Cet accord n'existant plus, Max Schrems estime que les transferts de données vers les Etats-Unis violent la loi européenne, qui réclame que ces exports ne peuvent être effectués vers un pays offrant un niveau de protection inférieur à celui de la loi en place sur le Vieux Continent. Le jeune Autrichien se demande donc sur quelles bases légales sont assurés les transferts de ces données vers les États-Unis. Interpelé sur ce point le 12 octobre (quelques jours après la décision de la CJUE), Facebook a produit tardivement un accord contractuel, daté du 20 novembre 2015, passé entre sa filiale irlandaise et sa maison mère et encadrant les transferts d'informations entre les deux entités. « En plus de cet accord, Facebook Ireland se base sur un certain nombre d'autres moyens légaux pour transférer les données de ses utilisateurs aux Etats-Unis », assurent les avocats du réseau social, dans une lettre. Sans plus de précisions toutefois. Max Schrems conteste la légalité de ces accords, censés suppléer la disparition du Safe Harbor, au regard des révélations d'Edward Snowden sur des programmes de surveillance comme Prism.
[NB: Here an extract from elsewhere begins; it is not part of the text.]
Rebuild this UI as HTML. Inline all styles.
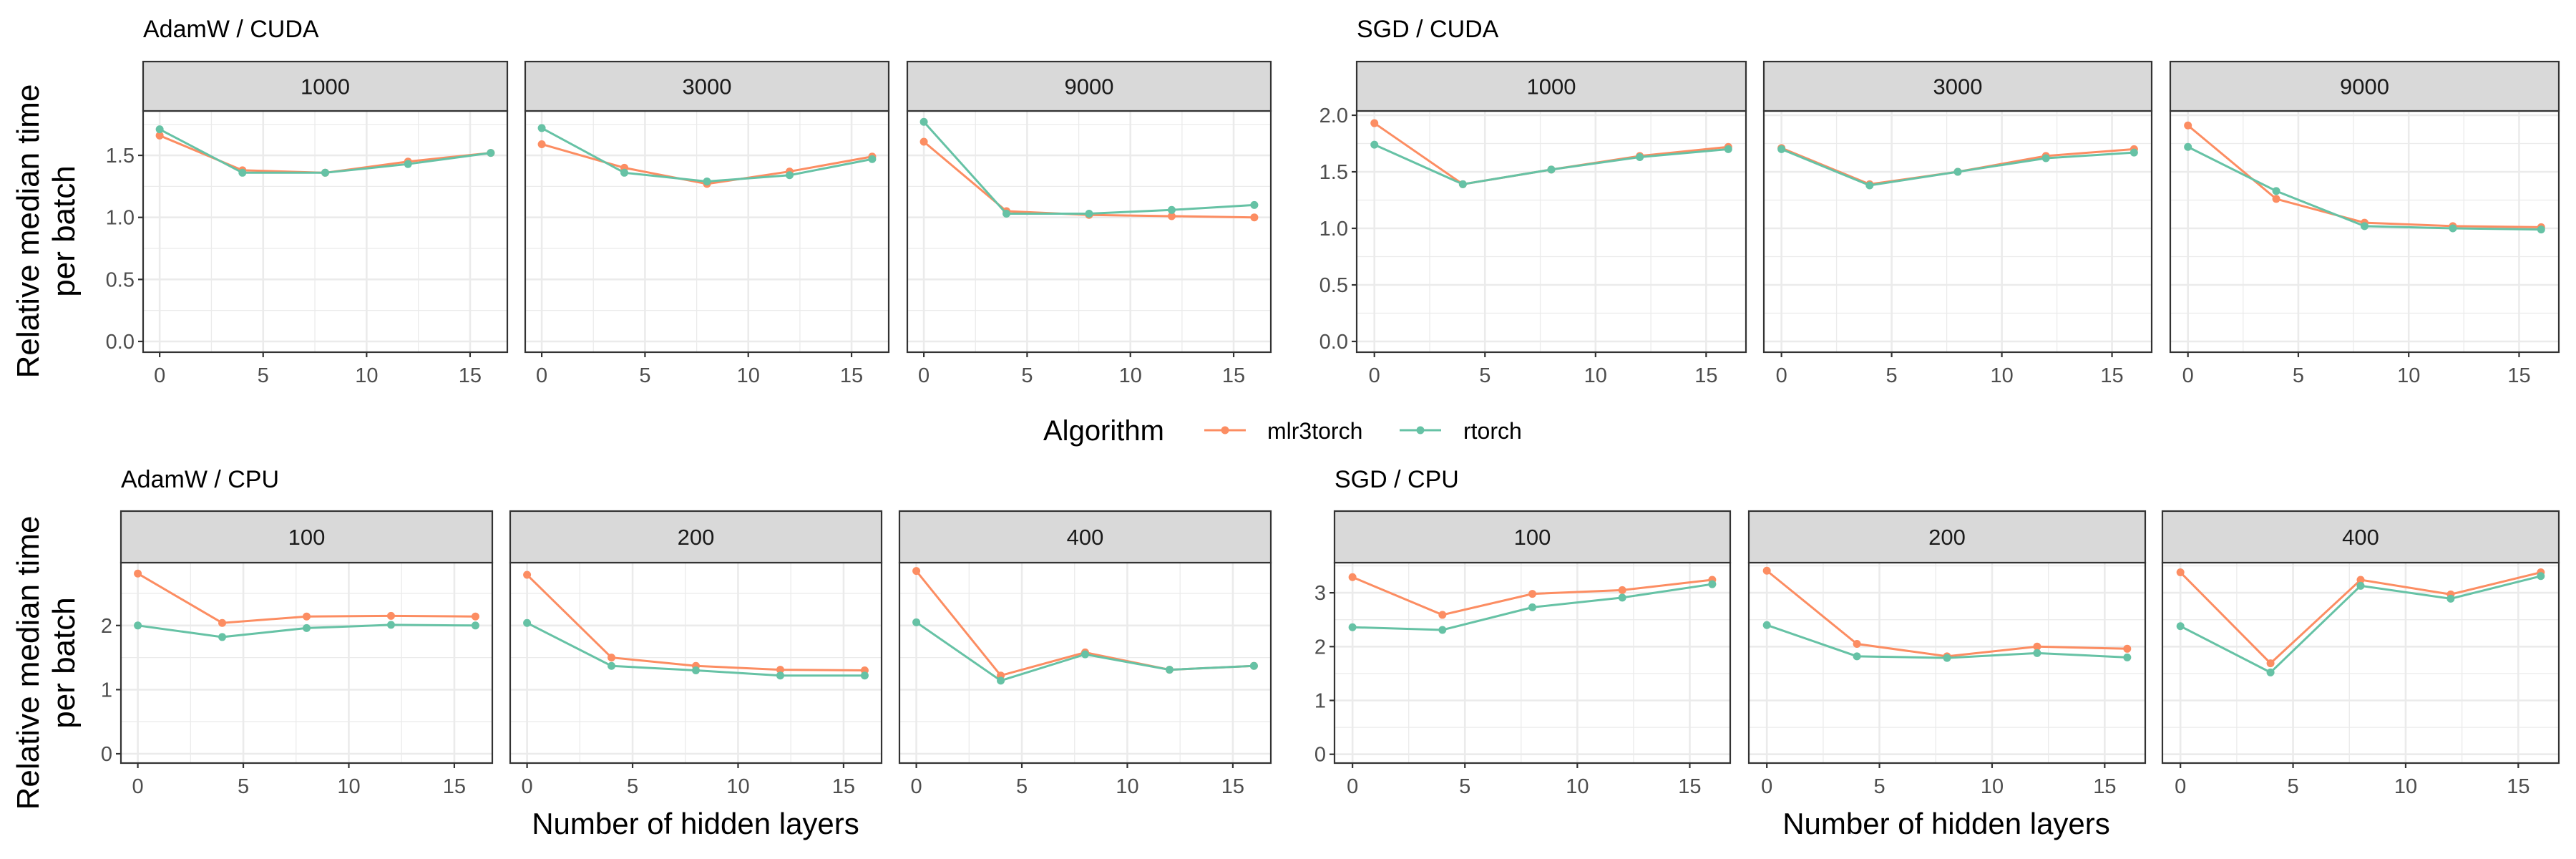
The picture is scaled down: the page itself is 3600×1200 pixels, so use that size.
<!DOCTYPE html>
<html><head><meta charset="utf-8">
<style>
html,body{margin:0;padding:0;background:#fff;}
svg{display:block;font-family:"Liberation Sans",sans-serif;}
</style></head>
<body>
<svg id="chart" width="3600" height="1200" viewBox="0 0 3600 1200" xmlns="http://www.w3.org/2000/svg">
<text x="200" y="52" font-size="34" fill="#000">AdamW / CUDA</text>
<text x="1896" y="52" font-size="34" fill="#000">SGD / CUDA</text>
<text x="169" y="681" font-size="34" fill="#000">AdamW / CPU</text>
<text x="1865" y="681" font-size="34" fill="#000">SGD / CPU</text>
<g font-size="44" text-anchor="middle">
<text transform="translate(54,323) rotate(-90)">Relative median time</text>
<text transform="translate(104,323) rotate(-90)">per batch</text>
</g>
<g font-size="44" text-anchor="middle">
<text transform="translate(54,926) rotate(-90)">Relative median time</text>
<text transform="translate(104,926) rotate(-90)">per batch</text>
</g>
<text x="972" y="1165" font-size="42" text-anchor="middle">Number of hidden layers</text>
<text x="2720" y="1165" font-size="42" text-anchor="middle">Number of hidden layers</text>
<g>
<text x="1458" y="615" font-size="40">Algorithm</text>
<g>
<line x1="1683" y1="601" x2="1741" y2="601" stroke="#fc8d62" stroke-width="3"/>
<circle cx="1712" cy="601" r="5.5" fill="#fc8d62"/>
<text x="1771" y="613" font-size="32">mlr3torch</text>
</g>
<g>
<line x1="1956" y1="601" x2="2014" y2="601" stroke="#66c2a5" stroke-width="3"/>
<circle cx="1985" cy="601" r="5.5" fill="#66c2a5"/>
<text x="2045" y="613" font-size="32">rtorch</text>
</g>
</g>
<g id="panels"></g>
</svg>
<script>
// x categories: number of hidden layers
const layers = [0, 4, 8, 12, 16];
const xTicks = [0, 5, 10, 15];
// AdamW / CUDA
const adamCuda1000Mlr = [1.66, 1.38, 1.36, 1.45, 1.52];
const adamCuda1000Rt  = [1.71, 1.36, 1.36, 1.43, 1.52];
const adamCuda3000Mlr = [1.59, 1.40, 1.27, 1.37, 1.49];
const adamCuda3000Rt  = [1.72, 1.36, 1.29, 1.34, 1.47];
const adamCuda9000Mlr = [1.61, 1.05, 1.02, 1.01, 1.00];
const adamCuda9000Rt  = [1.77, 1.03, 1.03, 1.06, 1.10];
// SGD / CUDA
const sgdCuda1000Mlr = [1.93, 1.39, 1.52, 1.64, 1.72];
const sgdCuda1000Rt  = [1.74, 1.39, 1.52, 1.63, 1.70];
const sgdCuda3000Mlr = [1.71, 1.39, 1.50, 1.64, 1.70];
const sgdCuda3000Rt  = [1.70, 1.38, 1.50, 1.62, 1.67];
const sgdCuda9000Mlr = [1.91, 1.26, 1.05, 1.02, 1.01];
const sgdCuda9000Rt  = [1.72, 1.33, 1.02, 1.00, 0.99];
// AdamW / CPU
const adamCpu100Mlr = [2.81, 2.04, 2.14, 2.15, 2.14];
const adamCpu100Rt  = [2.00, 1.82, 1.96, 2.01, 2.00];
const adamCpu200Mlr = [2.79, 1.50, 1.37, 1.31, 1.30];
const adamCpu200Rt  = [2.04, 1.37, 1.30, 1.22, 1.22];
const adamCpu400Mlr = [2.85, 1.22, 1.58, 1.31, 1.37];
const adamCpu400Rt  = [2.05, 1.14, 1.55, 1.31, 1.37];
// SGD / CPU
const sgdCpu100Mlr = [3.29, 2.59, 2.98, 3.05, 3.24];
const sgdCpu100Rt  = [2.36, 2.31, 2.73, 2.91, 3.16];
const sgdCpu200Mlr = [3.41, 2.05, 1.82, 2.00, 1.96];
const sgdCpu200Rt  = [2.40, 1.82, 1.79, 1.88, 1.80];
const sgdCpu400Mlr = [3.38, 1.69, 3.24, 2.97, 3.38];
const sgdCpu400Rt  = [2.38, 1.52, 3.13, 2.89, 3.31];
// tick labels
const yTicksTopLeft = [0, 0.5, 1.0, 1.5];
const yLabelsTopLeft = ["0.0", "0.5", "1.0", "1.5"];
const yTicksTopRight = [0, 0.5, 1.0, 1.5, 2.0];
const yLabelsTopRight = ["0.0", "0.5", "1.0", "1.5", "2.0"];
const yTicksBottom = [0, 1, 2, 3];
const yLabelsBottomLeft = ["0", "1", "2"];
const yLabelsBottomRight = ["0", "1", "2", "3"];
const stripLabelsCuda = ["1000", "3000", "9000"];
const stripLabelsCpu = ["100", "200", "400"];

const NS = "http://www.w3.org/2000/svg";
const root = document.getElementById("panels");
function mk(tag, attrs, parent) {
  const e = document.createElementNS(NS, tag);
  for (const k in attrs) e.setAttribute(k, attrs[k]);
  (parent || root).appendChild(e);
  return e;
}
const MLR = "#fc8d62", RT = "#66c2a5";

function row(cfg) {
  cfg.panels.forEach((p, i) => {
    const g = mk("g", {});
    
    
    const L = p[0], R = p[1], T = cfg.top, B = cfg.bottom;
    const xs = v => L + (v - (-0.8)) / 17.6 * (R - L);
    const ys = v => cfg.y0 - v * cfg.unit;
    mk("rect", {x: L, y: T, width: R - L, height: B - T, fill: "#fff"}, g);
    // minor grid
    cfg.minorY.forEach(v => { const y = ys(v); if (y > T && y < B) mk("line", {x1: L, x2: R, y1: y, y2: y, stroke: "#ebebeb", "stroke-width": 1.3}, g); });
    [2.5, 7.5, 12.5].forEach(v => mk("line", {x1: xs(v), x2: xs(v), y1: T, y2: B, stroke: "#ebebeb", "stroke-width": 1.3}, g));
    cfg.yTicks.forEach(v => { const y = ys(v); if (y > T && y < B) mk("line", {x1: L, x2: R, y1: y, y2: y, stroke: "#ebebeb", "stroke-width": 2.6}, g); });
    xTicks.forEach(v => mk("line", {x1: xs(v), x2: xs(v), y1: T, y2: B, stroke: "#ebebeb", "stroke-width": 2.6}, g));
    // series
    [[cfg.data[i][0], MLR, 'mlr3torch'], [cfg.data[i][1], RT, 'rtorch']].forEach(s => {
      const pts = s[0].map((v, j) => xs(layers[j]) + "," + ys(v)).join(" ");
      const pl = mk("polyline", {points: pts, fill: "none", stroke: s[1], "stroke-width": 3}, g);
      
      
      s[0].forEach((v, j) => {
        const c = mk("circle", {cx: xs(layers[j]), cy: ys(v), r: 5.5, fill: s[1]}, g);
        
        
      });
    });
    mk("rect", {x: L, y: T, width: R - L, height: B - T, fill: "none", stroke: "#333", "stroke-width": 2.2}, g);
    // strip
    mk("rect", {x: L, y: cfg.stripTop, width: R - L, height: T - cfg.stripTop, fill: "#d9d9d9", stroke: "#333", "stroke-width": 2.2}, g);
    const st = mk("text", {x: (L + R) / 2, y: (cfg.stripTop + T) / 2 + 11, "font-size": 31, "text-anchor": "middle", fill: "#1a1a1a"}, g);
    st.textContent = cfg.strips[i];
    
    
    // x ticks
    xTicks.forEach(v => {
      mk("line", {x1: xs(v), x2: xs(v), y1: B, y2: B + 7, stroke: "#333", "stroke-width": 2.2}, g);
      const t = mk("text", {x: xs(v), y: B + 42, "font-size": 29, "text-anchor": "middle", fill: "#4d4d4d"}, g);
      t.textContent = v;
      
      
    });
    if (i === 0) {
      cfg.yTicks.forEach((v, k) => {
        if (k >= cfg.yLabels.length) return;
        const y = ys(v);
        mk("line", {x1: L - 7, x2: L, y1: y, y2: y, stroke: "#333", "stroke-width": 2.2}, g);
        const t = mk("text", {x: L - 12, y: y + 10, "font-size": 29, "text-anchor": "end", fill: "#4d4d4d"}, g);
        t.textContent = cfg.yLabels[k];
        
        
      });
    }
  });
}

row({key: 'adamw-cuda', panels: [[200, 709], [734, 1242], [1268, 1776]], top: 155, bottom: 492, stripTop: 86,
  y0: 477, unit: 173.3, yTicks: yTicksTopLeft, yLabels: yLabelsTopLeft, minorY: [0.25, 0.75, 1.25, 1.75],
  strips: stripLabelsCuda,
  data: [[adamCuda1000Mlr, adamCuda1000Rt], [adamCuda3000Mlr, adamCuda3000Rt], [adamCuda9000Mlr, adamCuda9000Rt]]});
row({key: 'sgd-cuda', panels: [[1896, 2440], [2465, 3007], [3033, 3576]], top: 155, bottom: 492, stripTop: 86,
  y0: 477, unit: 158, yTicks: yTicksTopRight, yLabels: yLabelsTopRight, minorY: [0.25, 0.75, 1.25, 1.75],
  strips: stripLabelsCuda,
  data: [[sgdCuda1000Mlr, sgdCuda1000Rt], [sgdCuda3000Mlr, sgdCuda3000Rt], [sgdCuda9000Mlr, sgdCuda9000Rt]]});
row({key: 'adamw-cpu', panels: [[169, 688], [713, 1232], [1257, 1776]], top: 786, bottom: 1066, stripTop: 714,
  y0: 1053, unit: 89.6, yTicks: yTicksBottom, yLabels: yLabelsBottomLeft, minorY: [0.5, 1.5, 2.5],
  strips: stripLabelsCpu,
  data: [[adamCpu100Mlr, adamCpu100Rt], [adamCpu200Mlr, adamCpu200Rt], [adamCpu400Mlr, adamCpu400Rt]]});
row({key: 'sgd-cpu', panels: [[1865, 2418], [2444, 2998], [3022, 3576]], top: 786, bottom: 1066, stripTop: 714,
  y0: 1053.7, unit: 75.2, yTicks: yTicksBottom, yLabels: yLabelsBottomRight, minorY: [0.5, 1.5, 2.5, 3.5],
  strips: stripLabelsCpu,
  data: [[sgdCpu100Mlr, sgdCpu100Rt], [sgdCpu200Mlr, sgdCpu200Rt], [sgdCpu400Mlr, sgdCpu400Rt]]});
</script>
</body></html>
Pour forcer les CNIL européennes à prendre ce qu'il estime être tirer les conséquences logiques de la décision de la CJUE, le jeune Autrichien pourra s'appuyer sur les fractures qui apparaissent entre ces différentes autorités de contrôle. Fin octobre, l'administration allemande a mis en doute la voie préconisée par la Commission européenne après la fin du Safe Harbor, soit la mise en place rapide d'alternatives basées sur des accords contractuels. Indiquant qu'elle bloquerait tout nouveau transfert de données exploitant ces mécanismes. Conséquence, selon Johannes Caspar, le responsable allemand de la protection des données : « Quiconque souhaite échapper aux conséquences légales et politiques du jugement de la CJUE devrait dans le futur étudier le stockage des données personnelles uniquement sur des serveurs situés au sein de l'UE ».

Max Schrems explique que les plaintes déposés en Irlande, en Belgique et en Allemagne font partie d'un « premier round » ; d'autres devraient suivre dans d'autres juridictions européennes. Dans un communiqué, l'activiste précise : « je n'ai aucune doute qu'une large majorité des autorités européennes de protection des données enquêteront correctement sur les plaintes et prendront les actions qui s'imposent. Néanmoins, dans un cas particulier, j'ai senti le besoin de clarifier le fait qu'une résistance délibérée à faire le travail pourrait avoir des conséquences personnelles pour les responsables concernés ».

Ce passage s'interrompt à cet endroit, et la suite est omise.